• **What is asked**: Give the listing again exactly, omitting its images.

• **Dataset**:
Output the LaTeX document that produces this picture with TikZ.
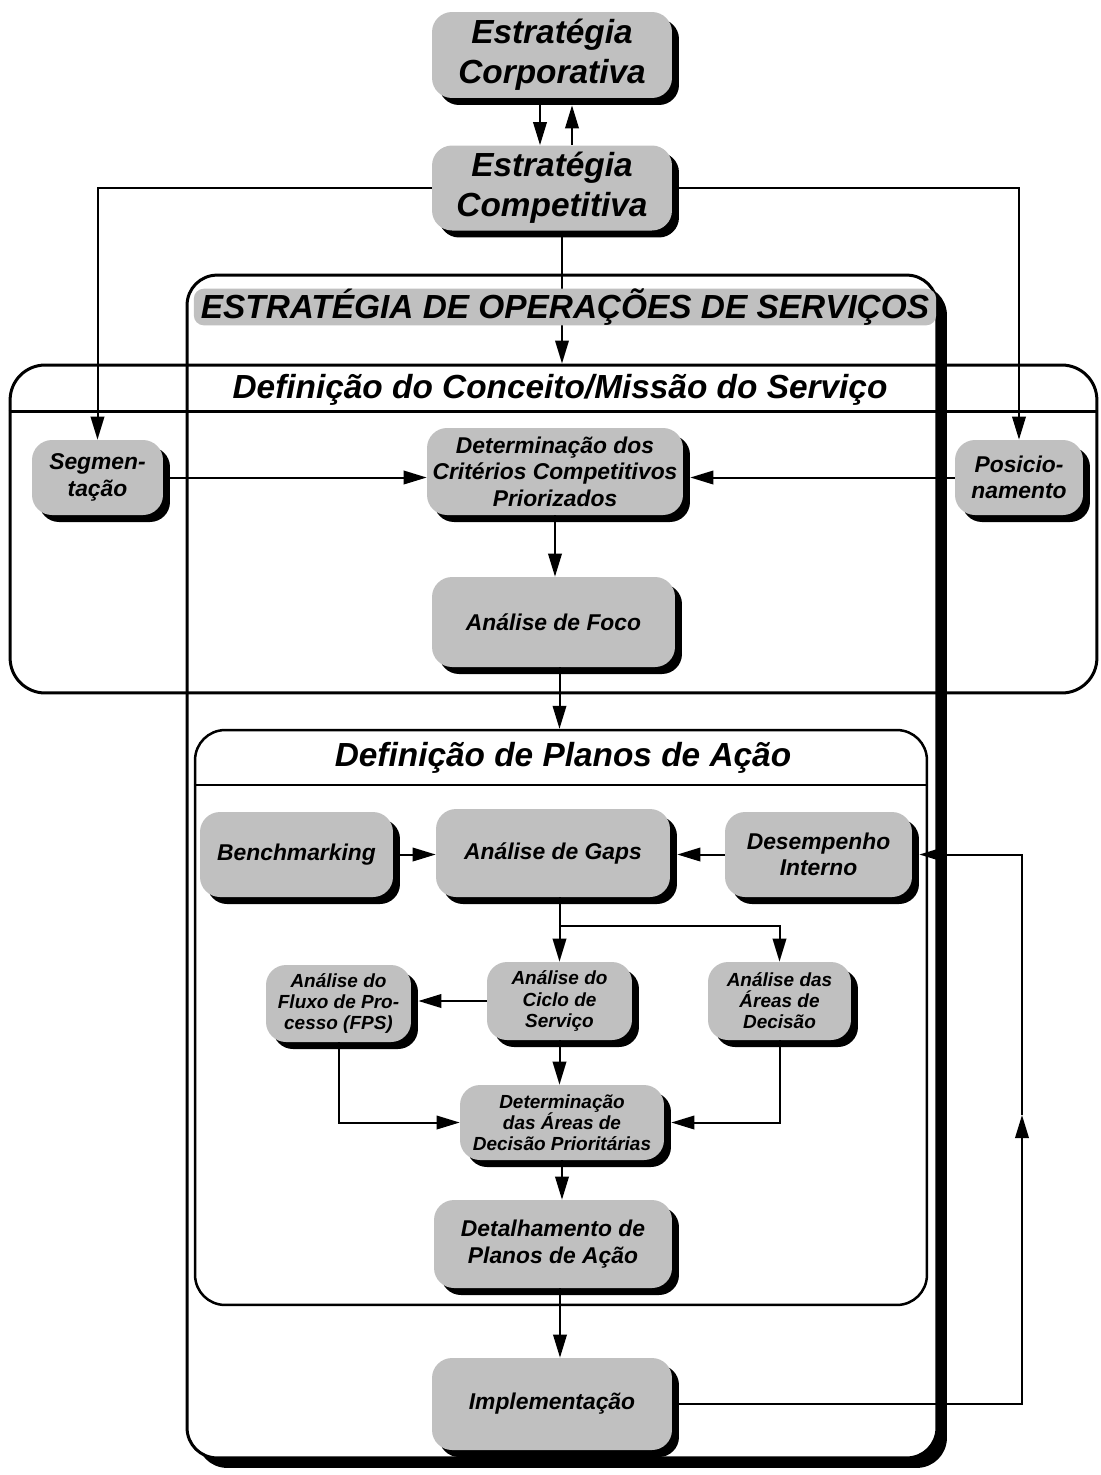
\documentclass[tikz,border=0pt]{standalone}
\usepackage{fontspec}
\setmainfont{Liberation Sans}
\usepackage{xcolor}
\usetikzlibrary{arrows.meta, positioning, calc, shadows}
\definecolor{cinza}{RGB}{192,192,192}

\begin{document}
\begin{tikzpicture}[x=0.02cm, y=-0.02cm,
  caixa/.style={fill=cinza, rounded corners=0.4cm, align=center, inner sep=1pt,
    drop shadow={shadow xshift=0.14cm, shadow yshift=-0.14cm, opacity=1, fill=black}},
  grande/.style={font=\bfseries\itshape\fontsize{19}{23}\selectfont},
  media/.style={font=\bfseries\itshape\fontsize{13}{15}\selectfont},
  pequena/.style={font=\bfseries\itshape\fontsize{10.8}{12}\selectfont},
  seta/.style={line width=0.04cm, -{Triangle[length=0.46cm, width=0.27cm]}},
  moldura/.style={draw, line width=0.06cm, rounded corners=0.6cm}]
  \useasboundingbox (0,0) rectangle (1101,1475);
  % Estratégias da empresa
  \node[caixa, grande, minimum width=4.8cm, minimum height=1.72cm] (corp) at (552,55) {Estratégia\\Corporativa};
  \node[caixa, grande, minimum width=4.8cm, minimum height=1.7cm] (comp) at (552,188) {Estratégia\\Competitiva};
  % Moldura externa: estratégia de operações
  \node[moldura, fill=white, minimum width=15cm, minimum height=23.66cm,
        drop shadow={shadow xshift=0.2cm, shadow yshift=-0.2cm, opacity=1, fill=black}] (estrategia) at (562,866.5) {};
  % Conceito / missão
  \node[moldura, rounded corners=0.7cm, minimum width=21.74cm, minimum height=6.56cm] (conceito) at (553.5,529) {};
  \draw[line width=0.06cm] ([yshift=-0.96cm]conceito.north west) -- ([yshift=-0.96cm]conceito.north east);
  \node[grande] (conceitotit) at (560,390) {Definição do Conceito/Missão do Serviço};
  \node[caixa, media, minimum width=2.62cm, minimum height=1.5cm] (seg) at (97.5,477.5) {Segmen-\\tação};
  \node[caixa, media, minimum width=2.56cm, minimum height=1.5cm] (pos) at (1019,477.5) {Posicio-\\namento};
  \node[caixa, media, minimum width=5.12cm, minimum height=1.74cm] (crit) at (555,471.5) {Determinação dos\\Critérios Competitivos\\Priorizados};
  \node[caixa, media, minimum width=4.86cm, minimum height=1.8cm] (foco) at (553.5,622) {Análise de Foco};
  % Planos de ação
  \node[moldura, line width=0.05cm, minimum width=14.64cm, minimum height=11.5cm] (planos) at (561,1017.5) {};
  \draw[line width=0.05cm] ([yshift=-1.12cm]planos.north west) -- ([yshift=-1.12cm]planos.north east);
  \node[grande] (planostit) at (563,758) {Definição de Planos de Ação};
  \node[caixa, media, minimum width=3.86cm, minimum height=1.7cm] (bench) at (296.5,854.5) {Benchmarking};
  \node[caixa, media, minimum width=4.68cm, minimum height=1.76cm] (gaps) at (553,853) {Análise de Gaps};
  \node[caixa, media, minimum width=3.74cm, minimum height=1.7cm] (desemp) at (818.5,854.5) {Desempenho\\Interno};
  \node[caixa, pequena, minimum width=2.9cm, minimum height=1.54cm] (fps) at (338.5,1003.5) {Análise do\\Fluxo de Pro-\\cesso (FPS)};
  \node[caixa, pequena, minimum width=2.9cm, minimum height=1.56cm] (ciclo) at (559.5,1001) {Análise do\\Ciclo de\\Serviço};
  \node[caixa, pequena, minimum width=2.86cm, minimum height=1.56cm] (areas) at (779.5,1001) {Análise das\\Áreas de\\Decisão};
  \node[caixa, pequena, minimum width=4.08cm, minimum height=1.5cm] (detareas) at (562,1122.5) {Determinação\\das Áreas de\\Decisão Prioritárias};
  \node[caixa, media, minimum width=4.76cm, minimum height=1.76cm] (detalh) at (553,1244) {Detalhamento de\\Planos de Ação};
  \node[caixa, media, minimum width=4.8cm, minimum height=1.84cm] (impl) at (552,1404) {Implementação};
  \coordinate (retorno) at (1022,1115);
  % Conexões
  \draw[seta] ([xshift=-0.24cm]corp.south) -- ([xshift=-0.24cm]comp.north);
  \draw[seta] ([xshift=0.4cm]comp.north) -- ([xshift=0.4cm, yshift=-0.14cm]corp.south);
  \draw[seta] ([xshift=0.2cm]comp.south) -- ([xshift=0.2cm]comp.south |- conceito.north);
  \draw[seta] (comp.west) -| (seg.north);
  \draw[seta] (comp.east) -| (pos.north);
  \draw[seta] (seg.east) -- (seg.east -| crit.west);
  \draw[seta] (pos.west) -- ($(pos.west -| crit.east)+(7,0)$);
  \draw[seta] (crit.south) -- (crit.south |- foco.north);
  \draw[seta] ([xshift=0.12cm]foco.south) -- ([xshift=0.12cm]foco.south |- planos.north);
  \draw[seta] (bench.east) -- (bench.east -| gaps.west);
  \draw[seta] (desemp.west) -- ($(desemp.west -| gaps.east)+(7,0)$);
  \draw[seta] (gaps.south -| ciclo.north) -- (ciclo.north);
  \draw[seta] ($(gaps.south -| ciclo.north)+(0,29)$) -| (areas.north);
  \draw[seta] (ciclo.west) -- ($(ciclo.west -| fps.east)+(7,0)$);
  \draw[seta] (ciclo.south) -- (ciclo.south |- detareas.north);
  \draw[seta] (fps.south) |- (detareas.west);
  \draw[seta] (areas.south) |- ($(detareas.east)+(7,0)$);
  \draw[seta] (detareas.south) -- (detareas.south |- detalh.north);
  \draw[seta] ([xshift=0.14cm]detalh.south) -- ([xshift=0.14cm]detalh.south |- impl.north);
  \draw[seta] (impl.east) -| (retorno);
  \draw[seta] (retorno) |- ($(desemp.east)+(7,0)$);
  % Faixa do título por cima da seta
  \node[fill=cinza, rounded corners=0.2cm, grande, minimum width=14.85cm, minimum height=0.72cm, inner sep=0pt] (titulo) at (565,307) {ESTRATÉGIA DE OPERAÇÕES DE SERVIÇOS};
\end{tikzpicture}
\end{document}
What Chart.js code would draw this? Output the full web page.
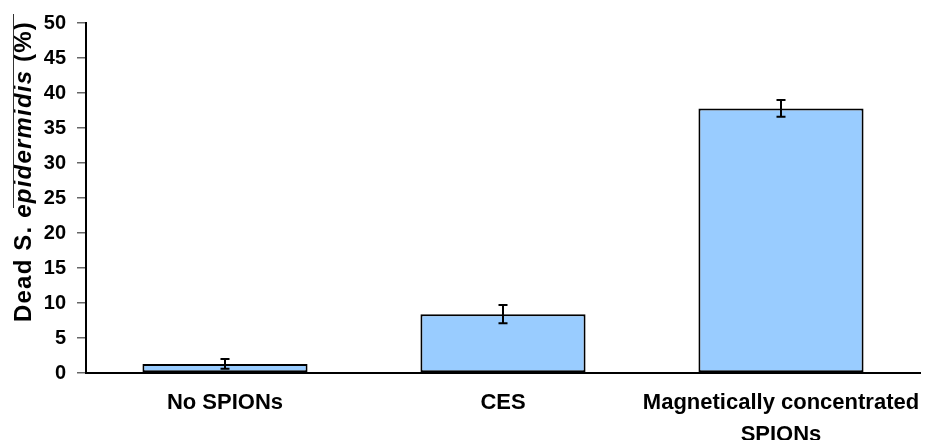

• **Complete response**:
Output the LaTeX document that produces this picture with TikZ.
\documentclass[tikz,border=0pt]{standalone}
\usepackage{fontspec}
\setmainfont{Liberation Sans}
\usepackage{xcolor}
\usetikzlibrary{arrows.meta, positioning, calc, shadows}
\definecolor{cinza}{RGB}{192,192,192}

\begin{document}
\begin{tikzpicture}[x=0.02cm, y=-0.02cm,
  caixa/.style={fill=cinza, rounded corners=0.4cm, align=center, inner sep=1pt,
    drop shadow={shadow xshift=0.14cm, shadow yshift=-0.14cm, opacity=1, fill=black}},
  grande/.style={font=\bfseries\itshape\fontsize{19}{23}\selectfont},
  media/.style={font=\bfseries\itshape\fontsize{13}{15}\selectfont},
  pequena/.style={font=\bfseries\itshape\fontsize{10.8}{12}\selectfont},
  seta/.style={line width=0.04cm, -{Triangle[length=0.46cm, width=0.27cm]}},
  moldura/.style={draw, line width=0.06cm, rounded corners=0.6cm}]
  \useasboundingbox (0,0) rectangle (1101,1475);
  % Estratégias da empresa
  \node[caixa, grande, minimum width=4.8cm, minimum height=1.72cm] (corp) at (552,55) {Estratégia\\Corporativa};
  \node[caixa, grande, minimum width=4.8cm, minimum height=1.7cm] (comp) at (552,188) {Estratégia\\Competitiva};
  % Moldura externa: estratégia de operações
  \node[moldura, fill=white, minimum width=15cm, minimum height=23.66cm,
        drop shadow={shadow xshift=0.2cm, shadow yshift=-0.2cm, opacity=1, fill=black}] (estrategia) at (562,866.5) {};
  % Conceito / missão
  \node[moldura, rounded corners=0.7cm, minimum width=21.74cm, minimum height=6.56cm] (conceito) at (553.5,529) {};
  \draw[line width=0.06cm] ([yshift=-0.96cm]conceito.north west) -- ([yshift=-0.96cm]conceito.north east);
  \node[grande] (conceitotit) at (560,390) {Definição do Conceito/Missão do Serviço};
  \node[caixa, media, minimum width=2.62cm, minimum height=1.5cm] (seg) at (97.5,477.5) {Segmen-\\tação};
  \node[caixa, media, minimum width=2.56cm, minimum height=1.5cm] (pos) at (1019,477.5) {Posicio-\\namento};
  \node[caixa, media, minimum width=5.12cm, minimum height=1.74cm] (crit) at (555,471.5) {Determinação dos\\Critérios Competitivos\\Priorizados};
  \node[caixa, media, minimum width=4.86cm, minimum height=1.8cm] (foco) at (553.5,622) {Análise de Foco};
  % Planos de ação
  \node[moldura, line width=0.05cm, minimum width=14.64cm, minimum height=11.5cm] (planos) at (561,1017.5) {};
  \draw[line width=0.05cm] ([yshift=-1.12cm]planos.north west) -- ([yshift=-1.12cm]planos.north east);
  \node[grande] (planostit) at (563,758) {Definição de Planos de Ação};
  \node[caixa, media, minimum width=3.86cm, minimum height=1.7cm] (bench) at (296.5,854.5) {Benchmarking};
  \node[caixa, media, minimum width=4.68cm, minimum height=1.76cm] (gaps) at (553,853) {Análise de Gaps};
  \node[caixa, media, minimum width=3.74cm, minimum height=1.7cm] (desemp) at (818.5,854.5) {Desempenho\\Interno};
  \node[caixa, pequena, minimum width=2.9cm, minimum height=1.54cm] (fps) at (338.5,1003.5) {Análise do\\Fluxo de Pro-\\cesso (FPS)};
  \node[caixa, pequena, minimum width=2.9cm, minimum height=1.56cm] (ciclo) at (559.5,1001) {Análise do\\Ciclo de\\Serviço};
  \node[caixa, pequena, minimum width=2.86cm, minimum height=1.56cm] (areas) at (779.5,1001) {Análise das\\Áreas de\\Decisão};
  \node[caixa, pequena, minimum width=4.08cm, minimum height=1.5cm] (detareas) at (562,1122.5) {Determinação\\das Áreas de\\Decisão Prioritárias};
  \node[caixa, media, minimum width=4.76cm, minimum height=1.76cm] (detalh) at (553,1244) {Detalhamento de\\Planos de Ação};
  \node[caixa, media, minimum width=4.8cm, minimum height=1.84cm] (impl) at (552,1404) {Implementação};
  \coordinate (retorno) at (1022,1115);
  % Conexões
  \draw[seta] ([xshift=-0.24cm]corp.south) -- ([xshift=-0.24cm]comp.north);
  \draw[seta] ([xshift=0.4cm]comp.north) -- ([xshift=0.4cm, yshift=-0.14cm]corp.south);
  \draw[seta] ([xshift=0.2cm]comp.south) -- ([xshift=0.2cm]comp.south |- conceito.north);
  \draw[seta] (comp.west) -| (seg.north);
  \draw[seta] (comp.east) -| (pos.north);
  \draw[seta] (seg.east) -- (seg.east -| crit.west);
  \draw[seta] (pos.west) -- ($(pos.west -| crit.east)+(7,0)$);
  \draw[seta] (crit.south) -- (crit.south |- foco.north);
  \draw[seta] ([xshift=0.12cm]foco.south) -- ([xshift=0.12cm]foco.south |- planos.north);
  \draw[seta] (bench.east) -- (bench.east -| gaps.west);
  \draw[seta] (desemp.west) -- ($(desemp.west -| gaps.east)+(7,0)$);
  \draw[seta] (gaps.south -| ciclo.north) -- (ciclo.north);
  \draw[seta] ($(gaps.south -| ciclo.north)+(0,29)$) -| (areas.north);
  \draw[seta] (ciclo.west) -- ($(ciclo.west -| fps.east)+(7,0)$);
  \draw[seta] (ciclo.south) -- (ciclo.south |- detareas.north);
  \draw[seta] (fps.south) |- (detareas.west);
  \draw[seta] (areas.south) |- ($(detareas.east)+(7,0)$);
  \draw[seta] (detareas.south) -- (detareas.south |- detalh.north);
  \draw[seta] ([xshift=0.14cm]detalh.south) -- ([xshift=0.14cm]detalh.south |- impl.north);
  \draw[seta] (impl.east) -| (retorno);
  \draw[seta] (retorno) |- ($(desemp.east)+(7,0)$);
  % Faixa do título por cima da seta
  \node[fill=cinza, rounded corners=0.2cm, grande, minimum width=14.85cm, minimum height=0.72cm, inner sep=0pt] (titulo) at (565,307) {ESTRATÉGIA DE OPERAÇÕES DE SERVIÇOS};
\end{tikzpicture}
\end{document}
What Chart.js code would draw this? Output the full web page.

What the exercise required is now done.